Instructions for the task: Would you return the run of lines that starts at the one with "Write the matplotlib code for this chart." and ends at the one with "label='Al2O3 (200 nm)', zorder=3, **eb)", ends included, exactly as written and without the images?

Provided data:
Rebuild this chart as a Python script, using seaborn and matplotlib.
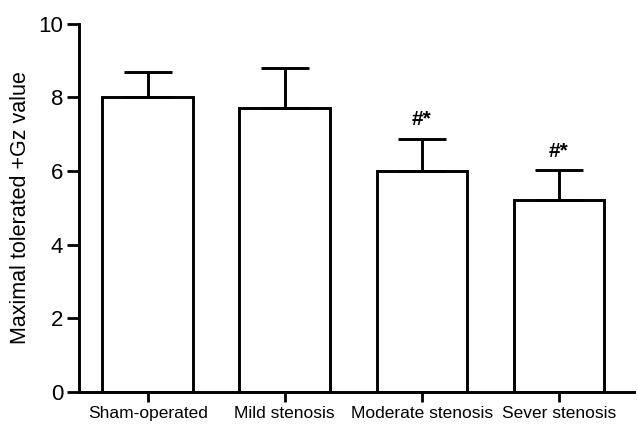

...

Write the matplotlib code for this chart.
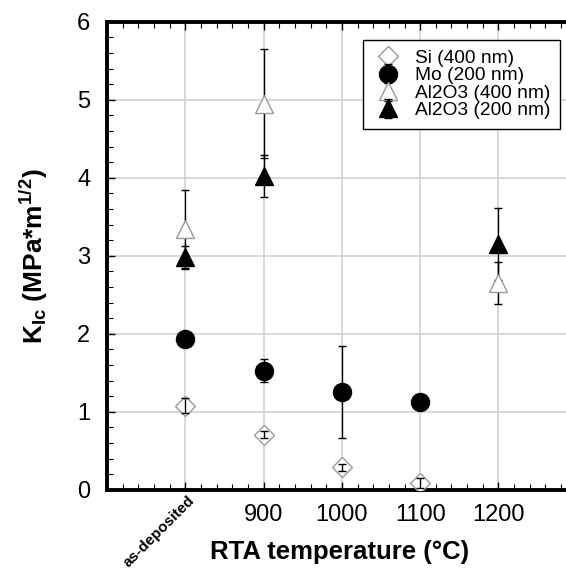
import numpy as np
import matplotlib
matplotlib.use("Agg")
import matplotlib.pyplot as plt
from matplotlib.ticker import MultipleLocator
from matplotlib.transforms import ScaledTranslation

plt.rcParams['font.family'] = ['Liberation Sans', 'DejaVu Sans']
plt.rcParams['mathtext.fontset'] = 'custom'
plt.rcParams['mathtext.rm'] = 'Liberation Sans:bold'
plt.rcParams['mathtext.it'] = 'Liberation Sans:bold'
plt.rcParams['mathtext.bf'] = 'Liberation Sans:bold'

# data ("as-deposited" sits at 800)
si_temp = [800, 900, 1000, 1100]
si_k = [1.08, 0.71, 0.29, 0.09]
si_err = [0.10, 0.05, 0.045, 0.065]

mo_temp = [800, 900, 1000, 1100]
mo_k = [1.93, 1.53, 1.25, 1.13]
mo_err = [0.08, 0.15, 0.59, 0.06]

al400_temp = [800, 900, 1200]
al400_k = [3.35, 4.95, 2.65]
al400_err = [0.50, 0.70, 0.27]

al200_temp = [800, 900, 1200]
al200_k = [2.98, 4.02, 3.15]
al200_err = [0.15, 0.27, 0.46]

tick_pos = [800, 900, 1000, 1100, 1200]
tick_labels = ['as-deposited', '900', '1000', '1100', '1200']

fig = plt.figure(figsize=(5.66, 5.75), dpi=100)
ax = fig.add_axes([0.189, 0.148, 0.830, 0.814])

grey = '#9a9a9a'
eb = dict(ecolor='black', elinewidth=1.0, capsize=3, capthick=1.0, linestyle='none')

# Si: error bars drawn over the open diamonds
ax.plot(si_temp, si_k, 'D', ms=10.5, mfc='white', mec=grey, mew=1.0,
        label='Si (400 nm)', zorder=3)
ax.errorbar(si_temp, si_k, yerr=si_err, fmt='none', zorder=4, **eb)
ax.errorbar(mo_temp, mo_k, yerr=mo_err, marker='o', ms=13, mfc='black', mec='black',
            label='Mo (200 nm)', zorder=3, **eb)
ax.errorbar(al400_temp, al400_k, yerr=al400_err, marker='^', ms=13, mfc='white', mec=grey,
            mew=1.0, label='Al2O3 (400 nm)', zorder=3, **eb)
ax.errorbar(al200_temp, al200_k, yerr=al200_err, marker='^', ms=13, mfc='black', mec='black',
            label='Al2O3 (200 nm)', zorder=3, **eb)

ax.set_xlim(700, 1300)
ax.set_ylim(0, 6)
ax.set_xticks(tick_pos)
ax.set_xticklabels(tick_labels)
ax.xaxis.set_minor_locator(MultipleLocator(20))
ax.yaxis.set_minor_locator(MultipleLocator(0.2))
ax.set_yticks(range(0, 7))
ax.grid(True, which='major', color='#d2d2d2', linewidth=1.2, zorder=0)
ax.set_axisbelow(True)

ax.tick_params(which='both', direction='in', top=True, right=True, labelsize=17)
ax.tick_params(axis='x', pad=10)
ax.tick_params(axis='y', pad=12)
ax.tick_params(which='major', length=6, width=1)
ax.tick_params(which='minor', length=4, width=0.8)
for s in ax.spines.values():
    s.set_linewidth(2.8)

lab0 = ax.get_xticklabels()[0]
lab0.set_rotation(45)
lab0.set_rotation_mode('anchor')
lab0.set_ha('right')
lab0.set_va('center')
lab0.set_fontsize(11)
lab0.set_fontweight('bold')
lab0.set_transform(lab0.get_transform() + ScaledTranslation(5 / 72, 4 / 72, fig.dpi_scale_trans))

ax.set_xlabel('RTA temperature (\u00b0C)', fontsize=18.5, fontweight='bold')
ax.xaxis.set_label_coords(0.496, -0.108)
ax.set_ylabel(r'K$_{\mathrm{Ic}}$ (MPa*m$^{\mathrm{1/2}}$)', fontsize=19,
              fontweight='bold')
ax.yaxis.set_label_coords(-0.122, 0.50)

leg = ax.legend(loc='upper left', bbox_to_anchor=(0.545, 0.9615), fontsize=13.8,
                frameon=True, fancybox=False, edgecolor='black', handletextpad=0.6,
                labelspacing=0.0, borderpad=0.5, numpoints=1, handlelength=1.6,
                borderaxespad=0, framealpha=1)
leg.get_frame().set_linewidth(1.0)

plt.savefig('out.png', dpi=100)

Exercise answer:
Write the matplotlib code for this chart.
import numpy as np
import matplotlib
matplotlib.use("Agg")
import matplotlib.pyplot as plt
from matplotlib.ticker import MultipleLocator
from matplotlib.transforms import ScaledTranslation

plt.rcParams['font.family'] = ['Liberation Sans', 'DejaVu Sans']
plt.rcParams['mathtext.fontset'] = 'custom'
plt.rcParams['mathtext.rm'] = 'Liberation Sans:bold'
plt.rcParams['mathtext.it'] = 'Liberation Sans:bold'
plt.rcParams['mathtext.bf'] = 'Liberation Sans:bold'

# data ("as-deposited" sits at 800)
si_temp = [800, 900, 1000, 1100]
si_k = [1.08, 0.71, 0.29, 0.09]
si_err = [0.10, 0.05, 0.045, 0.065]

mo_temp = [800, 900, 1000, 1100]
mo_k = [1.93, 1.53, 1.25, 1.13]
mo_err = [0.08, 0.15, 0.59, 0.06]

al400_temp = [800, 900, 1200]
al400_k = [3.35, 4.95, 2.65]
al400_err = [0.50, 0.70, 0.27]

al200_temp = [800, 900, 1200]
al200_k = [2.98, 4.02, 3.15]
al200_err = [0.15, 0.27, 0.46]

tick_pos = [800, 900, 1000, 1100, 1200]
tick_labels = ['as-deposited', '900', '1000', '1100', '1200']

fig = plt.figure(figsize=(5.66, 5.75), dpi=100)
ax = fig.add_axes([0.189, 0.148, 0.830, 0.814])

grey = '#9a9a9a'
eb = dict(ecolor='black', elinewidth=1.0, capsize=3, capthick=1.0, linestyle='none')

# Si: error bars drawn over the open diamonds
ax.plot(si_temp, si_k, 'D', ms=10.5, mfc='white', mec=grey, mew=1.0,
        label='Si (400 nm)', zorder=3)
ax.errorbar(si_temp, si_k, yerr=si_err, fmt='none', zorder=4, **eb)
ax.errorbar(mo_temp, mo_k, yerr=mo_err, marker='o', ms=13, mfc='black', mec='black',
            label='Mo (200 nm)', zorder=3, **eb)
ax.errorbar(al400_temp, al400_k, yerr=al400_err, marker='^', ms=13, mfc='white', mec=grey,
            mew=1.0, label='Al2O3 (400 nm)', zorder=3, **eb)
ax.errorbar(al200_temp, al200_k, yerr=al200_err, marker='^', ms=13, mfc='black', mec='black',
            label='Al2O3 (200 nm)', zorder=3, **eb)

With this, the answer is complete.